As I was listening to my boss' vision and the passion in his voice, I felt empty. I don't want to be at a place where I feel empty. I felt everyone's energy grow as mine shrunk. I spent my entire life reaching for something always greater than me that I kept ignoring myself. I need to be at a place where I can focus on just me. I can't do that with such huge responsibilities.

I kept looking at this the wrong way. I kept seeing things from the perspective of those who want to be a part of this evolution, who deserve to be a part of it, who have to be a part of it to make it happen. From their eyes, it'd be foolish to leave such an opportunity behind. But I'm not them. I can pretend and I can even create a life out of it. It doesn't mean I should, though. I may never get this opportunity again, but that's not a good enough of a reason to stay, for an opportunity outside of myself. As one door of opportunity closes, another one opens. While I'm too busy focusing on this door, how many opportunities that are better suited for my life goal am I leaving behind?
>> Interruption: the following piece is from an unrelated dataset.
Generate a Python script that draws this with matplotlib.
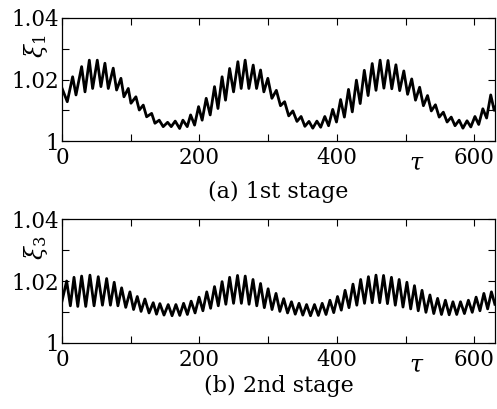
import matplotlib
matplotlib.use('Agg')
import matplotlib.pyplot as plt

# extrema of xi_1 (1st stage): tau, value
tau1 = [0, 7.7, 15.5, 20.4, 28.6, 33.5, 39.8, 44.6, 51.4, 56.7,
        62.5, 67.4, 74.6, 79.5, 85.8, 90.2, 96.5, 100.4, 107.6, 112.5,
        118.3, 123.2, 130.5, 135.3, 141.5, 147.3, 153.7, 159, 164.8, 171.2,
        176, 182.3, 187.2, 193, 198.8, 204, 209.9, 215.7, 222, 227,
        233, 238, 244, 249.7, 256, 260.8, 266.6, 272, 278.3, 283.2,
        289, 293.8, 299.6, 305.5, 312, 318, 324, 330, 336, 342,
        348, 353.5, 359.5, 365, 371, 376.5, 382.5, 388, 394, 399.5,
        405.5, 411, 417, 422.5, 428.5, 434, 440, 445.5, 451.5, 457,
        463, 468.5, 474.5, 480, 486, 491.5, 497.5, 503, 509, 514.5,
        520.5, 526, 532, 537.5, 543.5, 549, 555, 560.5, 566.5, 572,
        578, 583.5, 589.5, 595, 601, 606.5, 612.5, 618, 624, 629,
        630]
xi1 = [1.0172, 1.0128, 1.0209, 1.0150, 1.0242, 1.0160, 1.0263, 1.0171, 1.0263, 1.0177,
       1.0253, 1.0171, 1.0237, 1.0166, 1.0204, 1.0144, 1.0171, 1.0123, 1.0144, 1.0101,
       1.0117, 1.0079, 1.0090, 1.0058, 1.0068, 1.0047, 1.0061, 1.0047, 1.0065, 1.0041,
       1.0068, 1.0047, 1.0085, 1.0052, 1.0112, 1.0068, 1.0139, 1.0085, 1.0177, 1.0106,
       1.0209, 1.0133, 1.0236, 1.0160, 1.0258, 1.0171, 1.0263, 1.0171, 1.0247, 1.0171,
       1.0231, 1.0160, 1.0204, 1.0139, 1.0165, 1.0115, 1.0128, 1.0082, 1.0098, 1.0064,
       1.0080, 1.0048, 1.0064, 1.0042, 1.0065, 1.0045, 1.0080, 1.0050, 1.0103, 1.0062,
       1.0135, 1.0078, 1.0168, 1.0095, 1.0198, 1.0122, 1.0230, 1.0148, 1.0252, 1.0165,
       1.0263, 1.0172, 1.0262, 1.0170, 1.0248, 1.0164, 1.0228, 1.0152, 1.0202, 1.0133,
       1.0175, 1.0115, 1.0148, 1.0098, 1.0118, 1.0078, 1.0094, 1.0062, 1.0078, 1.0050,
       1.0068, 1.0042, 1.0066, 1.0046, 1.0080, 1.0054, 1.0105, 1.0075, 1.0150, 1.0100,
       1.0110]

# extrema of xi_3 (2nd stage)
tau3 = [0, 6.8, 12.2, 17.5, 23, 28.6, 34.6, 40.7, 46.7, 52.8,
        58.9, 65, 70.5, 76, 81.4, 86.8, 92.8, 98.9, 104.2, 109.6,
        115.1, 120.7, 126.7, 132.8, 137.6, 142.5, 148.5, 154.6, 160.2, 165.8,
        171.4, 177, 182.5, 188, 193.7, 199.5, 205.1, 210.7, 216.3, 222,
        227.5, 233, 238.5, 244, 249.7, 255.5, 261.1, 266.7, 272.3, 278,
        283.5, 289, 294.5, 300, 305.7, 311.5, 317.1, 322.7, 328.3, 334,
        339.5, 345, 350.5, 356, 361.7, 367.5, 373.1, 378.7, 384.3, 390,
        395.5, 401, 406.5, 412, 417.7, 423.5, 429.1, 434.7, 440.3, 446,
        451.5, 457, 462.5, 468, 473.7, 479.5, 485.1, 490.7, 496.3, 502,
        507.5, 513, 518.5, 524, 529.7, 535.5, 541.1, 546.7, 552.3, 558,
        563.5, 569, 574.5, 580, 585.7, 591.5, 597.1, 602.7, 608.3, 614,
        619.5, 625, 630]
xi3 = [1.0135, 1.0200, 1.0120, 1.0212, 1.0118, 1.0216, 1.0118, 1.0219, 1.0120, 1.0214,
       1.0122, 1.0208, 1.0122, 1.0196, 1.0120, 1.0178, 1.0115, 1.0165, 1.0108, 1.0150,
       1.0102, 1.0142, 1.0097, 1.0130, 1.0093, 1.0127, 1.0090, 1.0124, 1.0088, 1.0124,
       1.0089, 1.0128, 1.0092, 1.0135, 1.0097, 1.0148, 1.0104, 1.0165, 1.0112, 1.0182,
       1.0120, 1.0198, 1.0125, 1.0212, 1.0128, 1.0218, 1.0128, 1.0216, 1.0125, 1.0205,
       1.0120, 1.0192, 1.0114, 1.0175, 1.0108, 1.0160, 1.0102, 1.0143, 1.0097, 1.0133,
       1.0093, 1.0128, 1.0090, 1.0124, 1.0088, 1.0124, 1.0089, 1.0128, 1.0092, 1.0138,
       1.0098, 1.0150, 1.0106, 1.0170, 1.0114, 1.0190, 1.0122, 1.0205, 1.0128, 1.0214,
       1.0130, 1.0219, 1.0130, 1.0218, 1.0127, 1.0212, 1.0122, 1.0205, 1.0116, 1.0196,
       1.0110, 1.0185, 1.0104, 1.0170, 1.0099, 1.0155, 1.0095, 1.0144, 1.0092, 1.0138,
       1.0091, 1.0133, 1.0092, 1.0133, 1.0095, 1.0138, 1.0099, 1.0148, 1.0104, 1.0160,
       1.0110, 1.0165, 1.0125]

xticks = [0, 100, 200, 300, 400, 500, 600]
xtick_labels = ['0', '', '200', '', '400', '', '600']
yticks = [1.0, 1.01, 1.02, 1.03, 1.04]
ytick_labels = ['1', '', '1.02', '', '1.04']

plt.rcParams['font.family'] = 'DejaVu Serif'
plt.rcParams['mathtext.fontset'] = 'dejavuserif'

fig = plt.figure(figsize=(4.97, 4.09), dpi=100)
ax1 = fig.add_axes([0.1247, 0.655, 0.871, 0.301])
ax2 = fig.add_axes([0.1247, 0.1614, 0.871, 0.303])

panels = [(ax1, tau1, xi1, r'$\xi_1$', '(a) 1st stage', -0.41),
          (ax2, tau3, xi3, r'$\xi_3$', '(b) 2nd stage', -0.35)]

for ax, t, x, ylab, caption, cap_y in panels:
    ax.plot(t, x, color='black', linewidth=2.0, solid_joinstyle='round')
    ax.set_xlim(0, 630)
    ax.set_ylim(1.0, 1.04)
    ax.set_xticks(xticks)
    ax.set_xticklabels(xtick_labels)
    ax.set_yticks(yticks)
    ax.set_yticklabels(ytick_labels)
    ax.tick_params(direction='in', top=True, right=True, length=5, width=0.8,
                   labelsize=15.5)
    ax.tick_params(axis='x', pad=4)
    ax.tick_params(axis='y', pad=2)
    for s in ax.spines.values():
        s.set_linewidth(0.9)
    # y label sits inside the tick label column
    ax.text(-0.06, 0.77, ylab, transform=ax.transAxes, rotation=90,
            ha='center', va='center', fontsize=17)
    # tau marker between 400 and 600
    ax.text(516, -0.18, r'$\tau$', transform=ax.get_xaxis_transform(),
            ha='center', va='center', fontsize=17)
    ax.text(0.5, cap_y, caption, transform=ax.transAxes, ha='center',
            va='center', fontsize=16)

fig.savefig('out.png', dpi=100)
This opportunity I have now requires sacrifices. Many great things in life worth accomplishing that change the world require sacrifice. I realized that as I was surrounded by people fully committed to this vision that even if the sacrifices were great and even if they're ones I can achieve effortlessly, my heart wouldn't be in it. I have to find something I want to put my heart and soul into. This isn't it.

I can waste my time feeling guilty that I'm too selfish to not want to be a part of something so pivotal or be productive and find my own bliss. I'm not here to make others happy. I'm here to fulfill my own desires and my own happiness. I totally forgot about that, but I became aware of it today when I was asked what I wanted out of life or what I wish to achieve five years from now.

I realized that I had no idea. I can count all the many ways I can contribute to further my company's mission, but I can't do that for myself. I shouldn't be committing to something else before I find my own. So the question is what do I want out of life? I want to focus on spirituality. I want to achieve emotional balance that I've never had before. I want to no longer operate like a broken toy. I want to be emotionally-functional and healthy so that I'm receptive to being in love, to love, to live, and to feel. It seems like such an odd ambition, but think about what it would be like to not have that. Do you have any idea how painful and empty that is? I do. So yeah I think addressing those concerns are a greater priority for me than making an evolutionary change towards sustainability of energy. By pursuing the path I'm on now, I'll nourish something but not myself.

I need to work on my "Vision Board." It's a board that displays what a person wants out of life. Mine will include spirituality, focus, knowledge, writing, friendship, and love. It's amazing how things can be put into perspective when you look within yourself. When you're guided by others, you see with their projections, their visions, their dreams, their goals, and sometimes outside of your own. Only you can see for yourself where you want to go.

A spiritualist told me that I have to trust myself more. That's what I'm doing. I can't focus on, "I shouldn't waste this opportunity. This is a chance of a lifetime. Nothing so huge and evolutionary will ever enter your life." There are opportunities everywhere. It's up to us decide which opportunity we pursue. Maybe this is a chance of a lifetime, but it's not my chance. It doesn't matter how significant something is if it doesn't speak to you the way it should. I was told that we all need to "Refine and Clarify." That's what today's blog is.